▶ _EXERCISE BRIEF_:
All of the listing below must be repeated word for word. Pictures are the only thing to omit.

▶ _DATASET EXCERPT_:

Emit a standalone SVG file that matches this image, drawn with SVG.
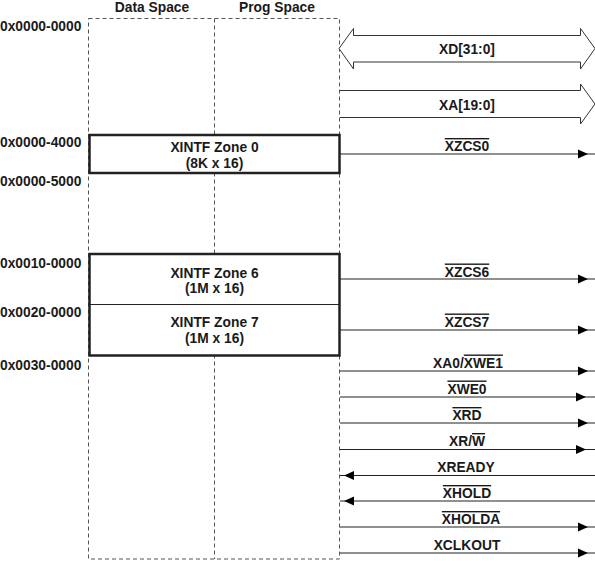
<svg xmlns="http://www.w3.org/2000/svg" xmlns:xlink="http://www.w3.org/1999/xlink" width="595" height="561" viewBox="0 0 595 561">
<style>
text{font-family:"Liberation Sans",Arial,sans-serif;font-weight:bold;font-size:13.8px;fill:#1a1a1a}
.c{text-anchor:middle}
.ol{text-decoration:overline}
.dash{fill:none;stroke:#555;stroke-width:1;stroke-dasharray:4,3}
.zone{fill:#fff;stroke:#222;stroke-width:2.5}
.sig{stroke:#222;stroke-width:1.2;fill:none}
.bus{fill:#fff;stroke:#333;stroke-width:1}
</style>
<defs>
<path id="ar" d="M0,-4.5 L10,0 L0,4.5 Z" fill="#000"/>
<path id="al" d="M0,-4.5 L-10,0 L0,4.5 Z" fill="#000"/>
</defs>
<g id="columns">
<rect class="dash" x="88.5" y="18.5" width="251" height="540.5"/>
<line class="dash" x1="214.5" y1="18.5" x2="214.5" y2="559"/>
<text class="c" x="152" y="11.5">Data Space</text>
<text class="c" x="277" y="11.5">Prog Space</text>
</g>
<g id="addresses">
<text x="0" y="30.5">0x0000-0000</text>
<text x="0" y="146.5">0x0000-4000</text>
<text x="0" y="185.5">0x0000-5000</text>
<text x="0" y="267.5">0x0010-0000</text>
<text x="0" y="317">0x0020-0000</text>
<text x="0" y="370">0x0030-0000</text>
</g>
<g id="zone0">
<rect class="zone" x="89.5" y="135" width="250" height="38"/>
<text class="c" x="214.5" y="151.5">XINTF Zone 0</text>
<text class="c" x="214.5" y="167.5">(8K x 16)</text>
</g>
<g id="zone6">
<rect class="zone" x="89.5" y="254" width="250" height="101.5"/>
<text class="c" x="214.5" y="277.5">XINTF Zone 6</text>
<text class="c" x="214.5" y="293">(1M x 16)</text>
</g>
<g id="zone7">
<line x1="89.5" y1="304.5" x2="339.5" y2="304.5" stroke="#222" stroke-width="1"/>
<text class="c" x="214.5" y="327">XINTF Zone 7</text>
<text class="c" x="214.5" y="342.5">(1M x 16)</text>
</g>
<g id="connectors">
<path class="bus" d="M339,48.5 L353.5,28.5 V35.5 H580.5 V28.5 L595,48.5 L580.5,69 V62 H353.5 V69 Z"/>
<text class="c" x="467" y="54">XD[31:0]</text>
<path class="bus" d="M340,90.5 H580.5 V84 L595,104 L580.5,124 V117.5 H340"/>
<text class="c" x="467" y="109.5">XA[19:0]</text>

<line class="sig" x1="340" y1="154" x2="595" y2="154"/><use xlink:href="#ar" x="578" y="154"/>
<text class="c" x="467" y="151"><tspan class="ol">XZCS0</tspan></text>

<line class="sig" x1="340" y1="279" x2="595" y2="279"/><use xlink:href="#ar" x="578" y="279"/>
<text class="c" x="467" y="276.5"><tspan class="ol">XZCS6</tspan></text>

<line class="sig" x1="340" y1="330" x2="595" y2="330"/><use xlink:href="#ar" x="578" y="330"/>
<text class="c" x="467" y="326.5"><tspan class="ol">XZCS7</tspan></text>

<line class="sig" x1="340" y1="371" x2="595" y2="371"/><use xlink:href="#ar" x="578" y="371"/>
<text class="c" x="468" y="367.5">XA0/<tspan class="ol">XWE1</tspan></text>

<line class="sig" x1="340" y1="397" x2="595" y2="397"/><use xlink:href="#ar" x="576" y="397"/>
<text class="c" x="467" y="393.5"><tspan class="ol">XWE0</tspan></text>

<line class="sig" x1="340" y1="423" x2="595" y2="423"/><use xlink:href="#ar" x="578" y="423"/>
<text class="c" x="467" y="420"><tspan class="ol">XRD</tspan></text>

<line class="sig" x1="340" y1="449.5" x2="595" y2="449.5"/><use xlink:href="#ar" x="576" y="449.5"/>
<text class="c" x="467" y="446">XR/<tspan class="ol">W</tspan></text>

<line class="sig" x1="340" y1="475.5" x2="595" y2="475.5"/><use xlink:href="#al" x="354" y="475.5"/>
<text class="c" x="466" y="472">XREADY</text>

<line class="sig" x1="340" y1="501" x2="595" y2="501"/><use xlink:href="#al" x="354" y="501"/>
<text class="c" x="467" y="498"><tspan class="ol">XHOLD</tspan></text>

<line class="sig" x1="340" y1="527" x2="595" y2="527"/><use xlink:href="#ar" x="578" y="527"/>
<text class="c" x="471" y="524"><tspan class="ol">XHOLDA</tspan></text>

<line class="sig" x1="340" y1="553" x2="595" y2="553" stroke="#555" stroke-width="1.6"/><use xlink:href="#ar" x="578" y="553"/>
<text class="c" x="467" y="550">XCLKOUT</text>
</g>
</svg>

▶ _RESPONSE TO THIS EXERCISE_:
Emit a standalone SVG file that matches this image, drawn with SVG.
<svg xmlns="http://www.w3.org/2000/svg" xmlns:xlink="http://www.w3.org/1999/xlink" width="595" height="561" viewBox="0 0 595 561">
<style>
text{font-family:"Liberation Sans",Arial,sans-serif;font-weight:bold;font-size:13.8px;fill:#1a1a1a}
.c{text-anchor:middle}
.ol{text-decoration:overline}
.dash{fill:none;stroke:#555;stroke-width:1;stroke-dasharray:4,3}
.zone{fill:#fff;stroke:#222;stroke-width:2.5}
.sig{stroke:#222;stroke-width:1.2;fill:none}
.bus{fill:#fff;stroke:#333;stroke-width:1}
</style>
<defs>
<path id="ar" d="M0,-4.5 L10,0 L0,4.5 Z" fill="#000"/>
<path id="al" d="M0,-4.5 L-10,0 L0,4.5 Z" fill="#000"/>
</defs>
<g id="columns">
<rect class="dash" x="88.5" y="18.5" width="251" height="540.5"/>
<line class="dash" x1="214.5" y1="18.5" x2="214.5" y2="559"/>
<text class="c" x="152" y="11.5">Data Space</text>
<text class="c" x="277" y="11.5">Prog Space</text>
</g>
<g id="addresses">
<text x="0" y="30.5">0x0000-0000</text>
<text x="0" y="146.5">0x0000-4000</text>
<text x="0" y="185.5">0x0000-5000</text>
<text x="0" y="267.5">0x0010-0000</text>
<text x="0" y="317">0x0020-0000</text>
<text x="0" y="370">0x0030-0000</text>
</g>
<g id="zone0">
<rect class="zone" x="89.5" y="135" width="250" height="38"/>
<text class="c" x="214.5" y="151.5">XINTF Zone 0</text>
<text class="c" x="214.5" y="167.5">(8K x 16)</text>
</g>
<g id="zone6">
<rect class="zone" x="89.5" y="254" width="250" height="101.5"/>
<text class="c" x="214.5" y="277.5">XINTF Zone 6</text>
<text class="c" x="214.5" y="293">(1M x 16)</text>
</g>
<g id="zone7">
<line x1="89.5" y1="304.5" x2="339.5" y2="304.5" stroke="#222" stroke-width="1"/>
<text class="c" x="214.5" y="327">XINTF Zone 7</text>
<text class="c" x="214.5" y="342.5">(1M x 16)</text>
</g>
<g id="connectors">
<path class="bus" d="M339,48.5 L353.5,28.5 V35.5 H580.5 V28.5 L595,48.5 L580.5,69 V62 H353.5 V69 Z"/>
<text class="c" x="467" y="54">XD[31:0]</text>
<path class="bus" d="M340,90.5 H580.5 V84 L595,104 L580.5,124 V117.5 H340"/>
<text class="c" x="467" y="109.5">XA[19:0]</text>

<line class="sig" x1="340" y1="154" x2="595" y2="154"/><use xlink:href="#ar" x="578" y="154"/>
<text class="c" x="467" y="151"><tspan class="ol">XZCS0</tspan></text>

<line class="sig" x1="340" y1="279" x2="595" y2="279"/><use xlink:href="#ar" x="578" y="279"/>
<text class="c" x="467" y="276.5"><tspan class="ol">XZCS6</tspan></text>

<line class="sig" x1="340" y1="330" x2="595" y2="330"/><use xlink:href="#ar" x="578" y="330"/>
<text class="c" x="467" y="326.5"><tspan class="ol">XZCS7</tspan></text>

<line class="sig" x1="340" y1="371" x2="595" y2="371"/><use xlink:href="#ar" x="578" y="371"/>
<text class="c" x="468" y="367.5">XA0/<tspan class="ol">XWE1</tspan></text>

<line class="sig" x1="340" y1="397" x2="595" y2="397"/><use xlink:href="#ar" x="576" y="397"/>
<text class="c" x="467" y="393.5"><tspan class="ol">XWE0</tspan></text>

<line class="sig" x1="340" y1="423" x2="595" y2="423"/><use xlink:href="#ar" x="578" y="423"/>
<text class="c" x="467" y="420"><tspan class="ol">XRD</tspan></text>

<line class="sig" x1="340" y1="449.5" x2="595" y2="449.5"/><use xlink:href="#ar" x="576" y="449.5"/>
<text class="c" x="467" y="446">XR/<tspan class="ol">W</tspan></text>

<line class="sig" x1="340" y1="475.5" x2="595" y2="475.5"/><use xlink:href="#al" x="354" y="475.5"/>
<text class="c" x="466" y="472">XREADY</text>

<line class="sig" x1="340" y1="501" x2="595" y2="501"/><use xlink:href="#al" x="354" y="501"/>
<text class="c" x="467" y="498"><tspan class="ol">XHOLD</tspan></text>

<line class="sig" x1="340" y1="527" x2="595" y2="527"/><use xlink:href="#ar" x="578" y="527"/>
<text class="c" x="471" y="524"><tspan class="ol">XHOLDA</tspan></text>

<line class="sig" x1="340" y1="553" x2="595" y2="553" stroke="#555" stroke-width="1.6"/><use xlink:href="#ar" x="578" y="553"/>
<text class="c" x="467" y="550">XCLKOUT</text>
</g>
</svg>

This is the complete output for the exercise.